Friday, May 17, 2013

LUGAR-COMUM, LUGAR NENHUM




Pedro Bacelar de Vasconcelos – Jornal de Notícias, opinião

Em Espanha, Mariano Rajoy viu-se encurralado entre o apelo da Comissão Europeia para aprofundar a reforma da legislação laboral já aprovada e a proposta dos sindicatos para assinar um pacto de regime contra o desemprego. Madrid rejeitou ambas as propostas, mas admite discutir com os parceiros sociais as pensões de reforma e a formação profissional. Recém-chegado de Bruxelas, com mais dois anos para reduzir o défice excessivo da França, que acaba também de entrar em recessão, François Hollande prometeu em Paris que irá manter o seu empenhamento nas reformas para o aumento da produtividade que a Comissão Europeia, todavia, considera ainda insuficientes: vai pois redobrar esforços para baixar os "custos do trabalho" e para assegurar a "sustentabilidade" da Segurança Social. Por seu turno, os sindicatos franceses pediam-lhe que estabelecesse um limite para tais reformas.

Mas onde estará o limite? No Bangladesh? Após a maior catástrofe industrial da sua história, apenas duas multinacionais do pronto-a-vestir - a espanhola Zara e a sueca H&M - assinaram um acordo proposto por sindicatos internacionais para fiscalizar a segurança dos edifícios e a prevenção de incêndios nas fábricas que detêm num país que é o segundo produtor têxtil do Mundo, a seguir à China, que para lá deslocalizou parte da produção para baixar os custos e contornar as quotas de importação europeias! A indústria do vestuário cresceu 10% no ano passado e representa 80% do PIB do Bangladesh, segundo o "Libération" de 14 de maio ("Le Bangladesh, dernier atelier de la misère", de Elodie Cabrera). A média dos salários ronda os 30 euros por mês, a duração do trabalho oscila entre as 50 e as 100 horas semanais, 90% dos trabalhadores são mulheres que manipulam produtos tóxicos sem máscaras e cumprem horas extraordinárias obrigatórias que não são pagas como tais. A criação de organizações sindicais é violentamente desmotivada. Será o Bangladesh o fim da linha das "deslocalizações"? Ainda não. Já se pensa, em alternativa, nas novas oportunidades que poderão surgir na Birmânia, que começa agora a sair da tutela dos militares, ou nas potencialidades inexploradas do mercado de trabalho africano...
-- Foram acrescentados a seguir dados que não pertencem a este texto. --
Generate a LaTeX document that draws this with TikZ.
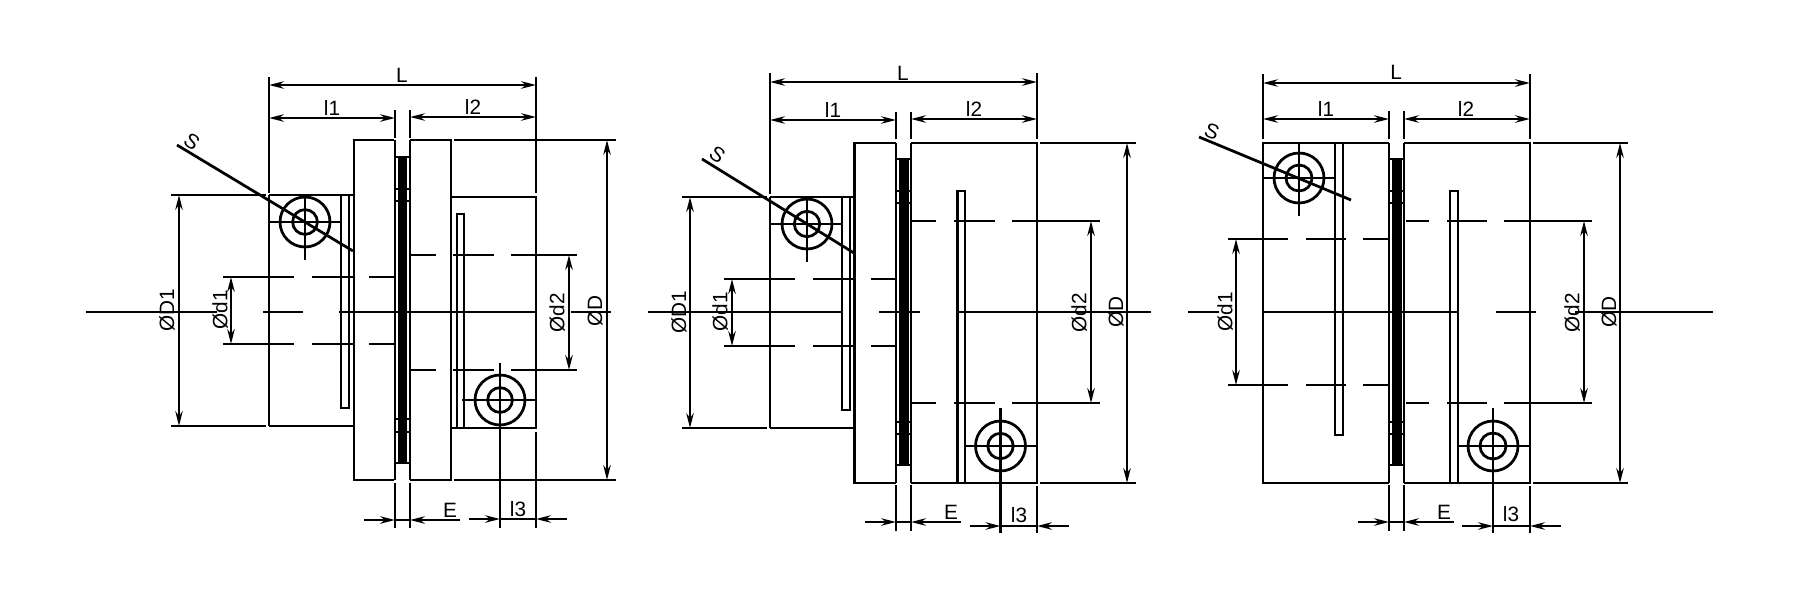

O receituário repete-se em todo o lado, indiferente à situação particular de cada país e aos desastres que provoca. Engana-se quem pensa que o Governo português tem um problema de comunicação. Bem pelo contrário, rompendo com os padrões clássicos do debate político democrático, a linguagem do "senso comum" é o veículo ideal para a comunicação da mensagem de que os artifícios da política e a complexidade do Estado não resistem à simplicidade dos factos nem à vontade transcendente dos mercados. A realidade, única e indivisível, não carece de autenticação! Até as dissonâncias aparentes entre diferentes membros do Executivo apenas servem para demonstrar que não há alternativa às políticas que segue. E por isso reclama o consenso e reage com indiferença às discrepâncias notadas entre o que faz e o que prometeu nos programas eleitorais. Entre o que afirma hoje e desdiz amanhã. "Realmente", as "suas políticas" não são sequer da sua autoria nem da sua responsabilidade. O primitivismo anti-Estado que inspira a ideologia global que hoje domina a Europa, encontrou no lugar-comum /lugar nenhum, a sua linguagem própria.

Um sociólogo, um geógrafo e um historiador decidiram fazer um livro sobre as verdades "irrefutáveis" que alicerçam as medidas de austeridade correntes, o cumprimento inevitável das condições exigidas pelos credores para o pagamento da "dívida soberana", a fatalidade de um empobrecimento coletivo sem prazo nem limite - castigo merecido do pecado hediondo da cobiça e da indolência. José Soeiro, Miguel Cardina e Nuno Serra meteram ombros à obra, mobilizaram quase duas dezenas de autores e coordenaram a edição que a "Tinta da China" acaba de publicar com o título "Não acredite em tudo o que pensa. Mitos do senso comum na era da austeridade." Um livro que se recomenda, nas palavras dos autores, "como uma espécie de manual de autodefesa intelectual".